I used 1.x for my push-monitoring stack at my last job. (For cases where "pull" is practical, I would always use Prometheus. Prometheus also has "push" now, by the way.) They went into 2.0 mode and kind of neglected 1.x, and I kind of forgot about it. At the time, I was most familiar with an internal monitoring system at Google, and I found I couldn't do queries that I expected to be able to do. I even mentioned it on HN and some influx folks told me that what I wanted to do was too weird to support. (It's not. I was collecting byte counters from fiber CPEs, and wanted to have bandwidth charts based on topology tags I stored with the data -- imagine a SQL table like (serial_number text not null, time timestamp not null, locality text not null, bytes_sent int64 not null, bytes_received int64 not null). The problem was that timestamps would not be aligned between records in the same locality group -- I sampled these occasionally throughout the day and not all at the same instant. And, they were counters, not deltas, so the query would have to do the delta across each serial number, and then aggregate across all devices in a locality. Very possible to do, I literally had that chart with the other monitoring system. But not possible with the influx v1 querying, as far as I could tell.)

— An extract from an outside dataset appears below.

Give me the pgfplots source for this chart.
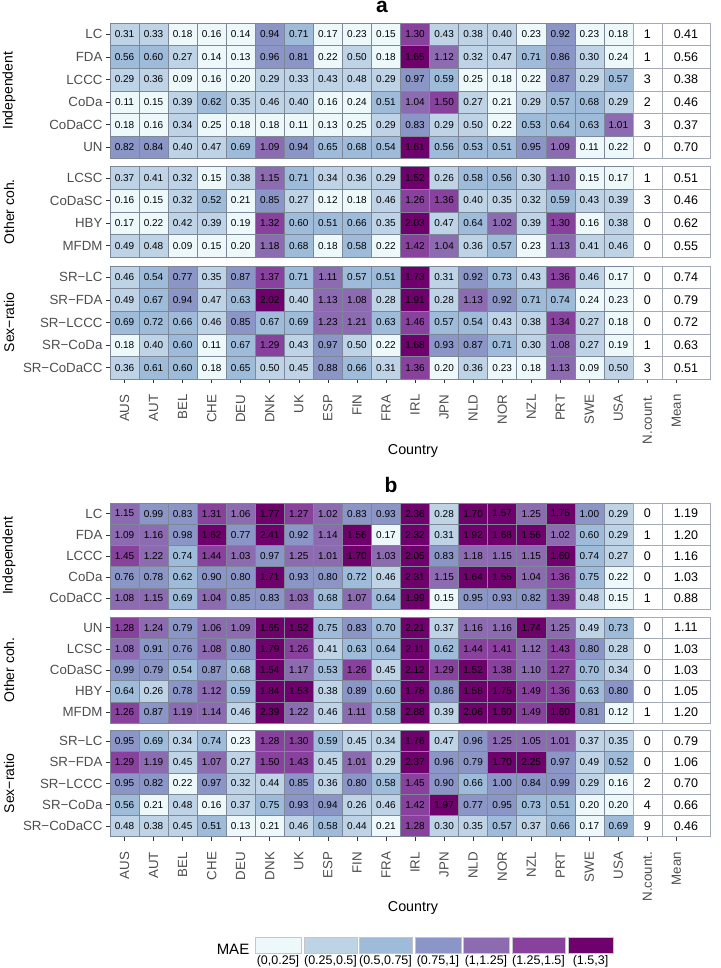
\documentclass[border=0pt]{standalone}
\usepackage{pgfplots}
\pgfplotsset{compat=1.18}
\usepackage{pgfplotstable}
\usepackage{fontspec}
\setmainfont{Liberation Sans}
\definecolor{mae1}{HTML}{EDF8FB}
\definecolor{mae2}{HTML}{BFD3E6}
\definecolor{mae3}{HTML}{9EBCDA}
\definecolor{mae4}{HTML}{8C96C6}
\definecolor{mae5}{HTML}{8C6BB1}
\definecolor{mae6}{HTML}{88419D}
\definecolor{mae7}{HTML}{6E016B}
\definecolor{cellborder}{HTML}{7D8797}
\definecolor{framecol}{HTML}{333333}
\definecolor{axtext}{HTML}{4D4D4D}
\pgfdeclareplotmark{cellA}{\pgfpathrectangle{\pgfqpoint{-14.525pt}{-11.3pt}}{\pgfqpoint{29.05pt}{22.6pt}}\pgfusepathqfillstroke}
\pgfdeclareplotmark{cellB}{\pgfpathrectangle{\pgfqpoint{-14.525pt}{-10.6pt}}{\pgfqpoint{29.05pt}{21.2pt}}\pgfusepathqfillstroke}
\pgfdeclareplotmark{meanA}{\pgfpathrectangle{\pgfqpoint{-23.95pt}{-11.3pt}}{\pgfqpoint{47.9pt}{22.6pt}}\pgfusepathqfillstroke}
\pgfdeclareplotmark{meanB}{\pgfpathrectangle{\pgfqpoint{-23.95pt}{-10.6pt}}{\pgfqpoint{47.9pt}{21.2pt}}\pgfusepathqfillstroke}
\newcommand\axfont{\fontsize{13.3}{14}\selectfont}

% columns c0..c17 = AUS AUT BEL CHE DEU DNK UK ESP FIN FRA IRL JPN NLD NOR NZL PRT SWE USA
% ---------------- panel a ----------------
\pgfplotstableread{
m c0 c1 c2 c3 c4 c5 c6 c7 c8 c9 c10 c11 c12 c13 c14 c15 c16 c17 n mean
LC 0.31 0.33 0.18 0.16 0.14 0.94 0.71 0.17 0.23 0.15 1.30 0.43 0.38 0.40 0.23 0.92 0.23 0.18 1 0.41
FDA 0.56 0.60 0.27 0.14 0.13 0.96 0.81 0.22 0.50 0.18 1.65 1.12 0.32 0.47 0.71 0.86 0.30 0.24 1 0.56
LCCC 0.29 0.36 0.09 0.16 0.20 0.29 0.33 0.43 0.48 0.29 0.97 0.59 0.25 0.18 0.22 0.87 0.29 0.57 3 0.38
CoDa 0.11 0.15 0.39 0.62 0.35 0.46 0.40 0.16 0.24 0.51 1.04 1.50 0.27 0.21 0.29 0.57 0.68 0.29 2 0.46
CoDaCC 0.18 0.16 0.34 0.25 0.18 0.18 0.11 0.13 0.25 0.29 0.83 0.29 0.50 0.22 0.53 0.64 0.63 1.01 3 0.37
UN 0.82 0.84 0.40 0.47 0.69 1.09 0.94 0.65 0.68 0.54 1.61 0.56 0.53 0.51 0.95 1.09 0.11 0.22 0 0.70
}\aI
\pgfplotstableread{
m c0 c1 c2 c3 c4 c5 c6 c7 c8 c9 c10 c11 c12 c13 c14 c15 c16 c17 n mean
LCSC 0.37 0.41 0.32 0.15 0.38 1.15 0.71 0.34 0.36 0.29 1.52 0.26 0.58 0.56 0.30 1.10 0.15 0.17 1 0.51
CoDaSC 0.16 0.15 0.32 0.52 0.21 0.85 0.27 0.12 0.18 0.46 1.26 1.36 0.40 0.35 0.32 0.59 0.43 0.39 3 0.46
HBY 0.17 0.22 0.42 0.39 0.19 1.32 0.60 0.51 0.66 0.35 2.03 0.47 0.64 1.02 0.39 1.30 0.16 0.38 0 0.62
MFDM 0.49 0.48 0.09 0.15 0.20 1.18 0.68 0.18 0.58 0.22 1.42 1.04 0.36 0.57 0.23 1.13 0.41 0.46 0 0.55
}\aO
\pgfplotstableread{
m c0 c1 c2 c3 c4 c5 c6 c7 c8 c9 c10 c11 c12 c13 c14 c15 c16 c17 n mean
SRLC 0.46 0.54 0.77 0.35 0.87 1.37 0.71 1.11 0.57 0.51 1.73 0.31 0.92 0.73 0.43 1.36 0.46 0.17 0 0.74
SRFDA 0.49 0.67 0.94 0.47 0.63 2.02 0.40 1.13 1.08 0.28 1.91 0.28 1.13 0.92 0.71 0.74 0.24 0.23 0 0.79
SRLCCC 0.69 0.72 0.66 0.46 0.85 0.67 0.69 1.23 1.21 0.63 1.46 0.57 0.54 0.43 0.38 1.34 0.27 0.18 0 0.72
SRCoDa 0.18 0.40 0.60 0.11 0.67 1.29 0.43 0.97 0.50 0.22 1.68 0.93 0.87 0.71 0.30 1.08 0.27 0.19 1 0.63
SRCoDaCC 0.36 0.61 0.60 0.18 0.65 0.50 0.45 0.88 0.66 0.31 1.36 0.20 0.36 0.23 0.18 1.13 0.09 0.50 3 0.51
}\aS
% ---------------- panel b ----------------
\pgfplotstableread{
m c0 c1 c2 c3 c4 c5 c6 c7 c8 c9 c10 c11 c12 c13 c14 c15 c16 c17 n mean
LC 1.15 0.99 0.83 1.31 1.06 1.77 1.27 1.02 0.83 0.93 2.36 0.28 1.70 1.57 1.25 1.75 1.00 0.29 0 1.19
FDA 1.09 1.16 0.98 1.62 0.77 2.41 0.92 1.14 1.56 0.17 2.32 0.31 1.92 1.68 1.56 1.02 0.60 0.29 1 1.20
LCCC 1.45 1.22 0.74 1.44 1.03 0.97 1.25 1.01 1.70 1.03 2.05 0.83 1.18 1.15 1.15 1.60 0.74 0.27 0 1.16
CoDa 0.76 0.78 0.62 0.90 0.80 1.71 0.93 0.80 0.72 0.46 2.31 1.15 1.64 1.55 1.04 1.36 0.75 0.22 0 1.03
CoDaCC 1.08 1.15 0.69 1.04 0.85 0.83 1.03 0.68 1.07 0.64 1.99 0.15 0.95 0.93 0.82 1.39 0.48 0.15 1 0.88
}\bI
\pgfplotstableread{
m c0 c1 c2 c3 c4 c5 c6 c7 c8 c9 c10 c11 c12 c13 c14 c15 c16 c17 n mean
UN 1.28 1.24 0.79 1.06 1.09 1.65 1.52 0.75 0.83 0.70 2.21 0.37 1.16 1.16 1.74 1.25 0.49 0.73 0 1.11
LCSC 1.08 0.91 0.76 1.08 0.80 1.79 1.26 0.41 0.63 0.64 2.11 0.62 1.44 1.41 1.12 1.43 0.80 0.28 0 1.03
CoDaSC 0.99 0.79 0.54 0.87 0.68 1.54 1.17 0.53 1.26 0.45 2.12 1.29 1.52 1.38 1.10 1.27 0.70 0.34 0 1.03
HBY 0.64 0.26 0.78 1.12 0.59 1.84 1.53 0.38 0.89 0.60 1.78 0.86 1.58 1.75 1.49 1.36 0.63 0.80 0 1.05
MFDM 1.26 0.87 1.19 1.14 0.46 2.39 1.22 0.46 1.11 0.58 2.88 0.39 2.06 1.60 1.49 1.60 0.81 0.12 1 1.20
}\bO
\pgfplotstableread{
m c0 c1 c2 c3 c4 c5 c6 c7 c8 c9 c10 c11 c12 c13 c14 c15 c16 c17 n mean
SRLC 0.95 0.69 0.34 0.74 0.23 1.28 1.30 0.59 0.45 0.34 1.76 0.47 0.96 1.25 1.05 1.01 0.37 0.35 0 0.79
SRFDA 1.29 1.19 0.45 1.07 0.27 1.50 1.43 0.45 1.01 0.29 2.37 0.96 0.79 1.70 2.25 0.97 0.49 0.52 0 1.06
SRLCCC 0.95 0.82 0.22 0.97 0.32 0.44 0.85 0.36 0.80 0.58 1.45 0.90 0.66 1.00 0.84 0.99 0.29 0.16 2 0.70
SRCoDa 0.56 0.21 0.48 0.16 0.37 0.75 0.93 0.94 0.26 0.46 1.42 1.97 0.77 0.95 0.73 0.51 0.20 0.20 4 0.66
SRCoDaCC 0.48 0.38 0.45 0.51 0.13 0.21 0.46 0.58 0.44 0.21 1.28 0.30 0.35 0.57 0.37 0.66 0.17 0.69 9 0.46
}\bS

\pgfplotsset{
  colormap={mae}{rgb255=(237,248,251) rgb255=(191,211,230) rgb255=(158,188,218)
    rgb255=(140,150,198) rgb255=(140,107,177) rgb255=(136,65,157) rgb255=(110,1,107)},
  facet/.style={scale only axis, width=599.8825pt, xmin=-0.5, xmax=20.15,
    y dir=reverse, axis on top, clip=false, anchor=north west,
    colormap name=mae, point meta min=0, point meta max=6,
    axis line style={draw=framecol, line width=0.9pt},
    tick align=outside, major tick length=4pt,
    tick style={draw=framecol, line width=0.6pt},
    xtick pos=left, ytick pos=left, minor tick num=0,
    yticklabel style={font=\axfont, text=axtext},
    xticklabel style={font=\axfont, text=axtext, rotate=90, anchor=east},
    xticklabel shift=8pt},
  xbottom/.style={xtick={0,...,19},
    xticklabels={AUS,AUT,BEL,CHE,DEU,DNK,UK,ESP,FIN,FRA,IRL,JPN,NLD,NOR,NZL,PRT,SWE,USA,N.count.,Mean}},
  xnone/.style={xtick=\empty},
  celltext/.style={draw=none, mark=none,
      nodes near coords style={anchor=center, inner sep=0pt, text=black, font=#1}},
}

\newcommand\facetcells[3]{%
  \pgfplotsinvokeforeach{0,...,17}{%
    \addplot[only marks, scatter, mark=#2,
      scatter/use mapped color={draw=cellborder, fill=mapped color},
      mark options={line width=0.5pt, solid},
      point meta={min(6,max(0,floor(4*\thisrow{c##1}-0.0001)))}]
      table[x expr=##1, y expr=\coordindex+1] {#1};
    \addplot[celltext={\fontsize{10}{11}\selectfont},
      visualization depends on={\thisrow{c##1}\as\cellv},
      nodes near coords={\pgfmathprintnumber[fixed,fixed zerofill,precision=2,assume math mode=true]{\cellv}}]
      table[x expr=##1, y expr=\coordindex+1] {#1};
  }%
  \addplot[only marks, mark=#2, mark options={draw=cellborder!70, fill=white, line width=0.5pt, solid}]
    table[x expr=18, y expr=\coordindex+1] {#1};
  \addplot[celltext={\fontsize{12.5}{13}\selectfont},
      visualization depends on={\thisrow{n}\as\cellv},
      nodes near coords={\pgfmathprintnumber[fixed,precision=0,assume math mode=true]{\cellv}}]
    table[x expr=18, y expr=\coordindex+1] {#1};
  \addplot[only marks, mark=#3, mark options={draw=cellborder!70, fill=white, line width=0.5pt, solid}]
    table[x expr=19.325, y expr=\coordindex+1] {#1};
  \addplot[celltext={\fontsize{12.5}{13}\selectfont},
      visualization depends on={\thisrow{mean}\as\cellv},
      nodes near coords={\pgfmathprintnumber[fixed,fixed zerofill,precision=2,assume math mode=true]{\cellv}}]
    table[x expr=19.325, y expr=\coordindex+1] {#1};
}

\begin{document}
\begin{tikzpicture}
\path[use as bounding box] (0,0) rectangle (720pt,-968pt);

% ===== panel a =====
\begin{axis}[facet, xnone, at={(110pt,-23pt)}, height=135.6pt, ymin=0.5, ymax=6.5,
  ytick={1,...,6}, yticklabels={LC,FDA,LCCC,CoDa,CoDaCC,UN}]
\facetcells{\aI}{cellA}{meanA}
\end{axis}
\begin{axis}[facet, xnone, at={(110pt,-166.6pt)}, height=90.4pt, ymin=0.5, ymax=4.5,
  ytick={1,...,4}, yticklabels={LCSC,CoDaSC,HBY,MFDM}]
\facetcells{\aO}{cellA}{meanA}
\end{axis}
\begin{axis}[facet, xbottom, at={(110pt,-266pt)}, height=113pt, ymin=0.5, ymax=5.5,
  ytick={1,...,5}, yticklabels={SR−LC,SR−FDA,SR−LCCC,SR−CoDa,SR−CoDaCC}]
\facetcells{\aS}{cellA}{meanA}
\end{axis}

% ===== panel b =====
\begin{axis}[facet, xnone, at={(110pt,-503pt)}, height=106pt, ymin=0.5, ymax=5.5,
  ytick={1,...,5}, yticklabels={LC,FDA,LCCC,CoDa,CoDaCC}]
\facetcells{\bI}{cellB}{meanB}
\end{axis}
\begin{axis}[facet, xnone, at={(110pt,-617pt)}, height=106pt, ymin=0.5, ymax=5.5,
  ytick={1,...,5}, yticklabels={UN,LCSC,CoDaSC,HBY,MFDM}]
\facetcells{\bO}{cellB}{meanB}
\end{axis}
\begin{axis}[facet, xbottom, at={(110pt,-730.5pt)}, height=106pt, ymin=0.5, ymax=5.5,
  ytick={1,...,5}, yticklabels={SR−LC,SR−FDA,SR−LCCC,SR−CoDa,SR−CoDaCC}]
\facetcells{\bS}{cellB}{meanB}
\end{axis}

% titles, strips, axis titles
\node[font=\bfseries\fontsize{21}{22}\selectfont, anchor=base] at (382pt,-13pt) {a};
\node[font=\bfseries\fontsize{21}{22}\selectfont, anchor=base] at (391pt,-492pt) {b};
\begin{scope}[every node/.style={rotate=90, font=\fontsize{14}{15}\selectfont}]
\node at (9pt,-90.8pt) {Independent};
\node at (9pt,-211.8pt) {Other coh.};
\node at (9pt,-322.5pt) {Sex−ratio};
\node at (9pt,-556pt) {Independent};
\node at (9pt,-670pt) {Other coh.};
\node at (9pt,-783.5pt) {Sex−ratio};
\end{scope}
\node[font=\fontsize{14.3}{15}\selectfont] at (413pt,-451pt) {Country};
\node[font=\fontsize{14.3}{15}\selectfont] at (413pt,-908pt) {Country};

% legend
\node[font=\fontsize{15}{16}\selectfont] at (233pt,-949pt) {MAE};
\foreach \i/\a/\b/\lab in {1/255/301/{(0,0.25]},2/304/357/{(0.25,0.5]},3/359/412/{(0.5,0.75]},
  4/415/461/{(0.75,1]},5/463/509/{(1,1.25]},6/512/565/{(1.25,1.5]},7/568/613/{(1.5,3]}}{
  \pgfmathsetmacro\cx{(\a+\b)/2}
  \path[fill=mae\i, draw=gray!45, line width=0.4pt] (\a pt,-937pt) rectangle (\b pt,-953pt);
  \node[font=\fontsize{12.5}{13}\selectfont, inner sep=0pt] at (\cx pt,-961.5pt) {\lab};
}
\end{tikzpicture}
\end{document}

I set up 2.x for myself recently, and they have really done a lot of work. The OSS offering has most of the features that cloud/enterprise would. It was easy to set up -- they don't have any instructions for installing it in Kubernetes, and haven't updated their Helm charts for 2.x, but it was like 3 minutes to write a manifest (https://github.com/jrockway/jrock.us/tree/master/production/...) myself, which I prefer 99.9% of the time anyway. The new query language is incredibly verbose, but I see the steps that I remember having with Google's internal system, align, delta, aggregate... all possible. (I had to scratch my head a lot, though, to make it work. And I really am not able to reason about what operations it's doing, what's indexed or not indexed, why I ingest my data as rows but process it as columns, etc.) The performance is good, and it worked well for my use case of pushing data from my Intranet of Stuff. Generally I like it and I don't think they are being shady in any way. It's on my list of something to set up at work to collect various pieces of time series data outside of the Prometheus ecosystem (CI runtimes, etc.).

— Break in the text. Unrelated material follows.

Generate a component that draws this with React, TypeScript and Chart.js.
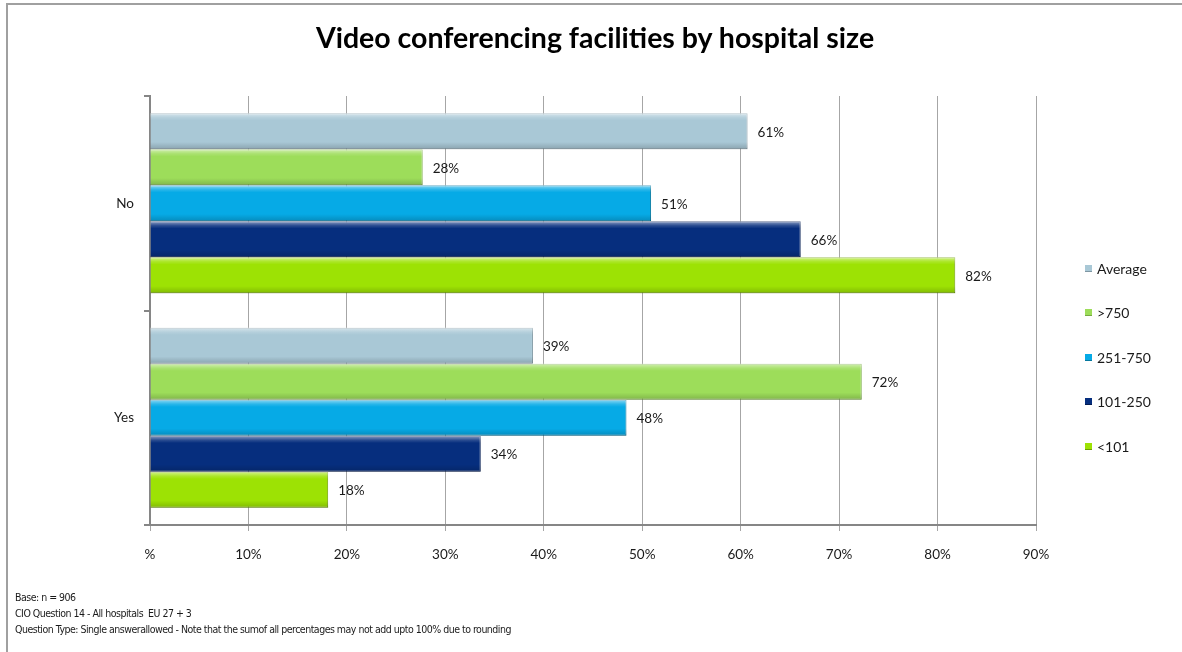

The reason I picked InfluxDB over TimescaleDB for my personal stuff is because InfluxDB has an HTTP API with built-in authentication. I already a ton of HTTP services exposed to the Internet, and I understand them well. (Yup, I have SSO and rate limiting and all that stuff for my personal projects ;) I can give each of my devices an API key from their web interface, and I make an HTTP request to write data. Very simple. (They have a client library, but honestly my main target is a Beaglebone, and it doesn't have enough memory to compile their client library. I've never seen "go build" run out of memory, but their client makes that happen. I shouldn't develop on my IoT device, of course, but it's just easier because it has Emacs and gopls, and all the sensors connected to the right bus. Was easier to just manually make the API calls than to cross-compile on my workstation and push the release build to the actual device.) TimescaleDB doesn't have that, because it's just Postgres. So I'd basically have to expose port 5432 to the world, create Postgres users for every device, generate a password, store that somewhere, etc. Then to ingest data, I'd connect to the database, tune my connection pool, retry failed requests manually, etc. Using HTTP gets me all that for free; I can just configure retries in Envoy.

But... SQL queries are a lot easier to figure out than FluxQL queries, and I already have good tools for manipulating raw data in Postgres (DataGrip is my preferred method), so I think I will likely be revisiting TimescaleDB. Honestly, I'd pay for a managed offering right now if they had a button in Google Cloud Console that was "Create Instance and by the way this just gets added to your GCP bill for 10% more than a normal Cloud SQL instance".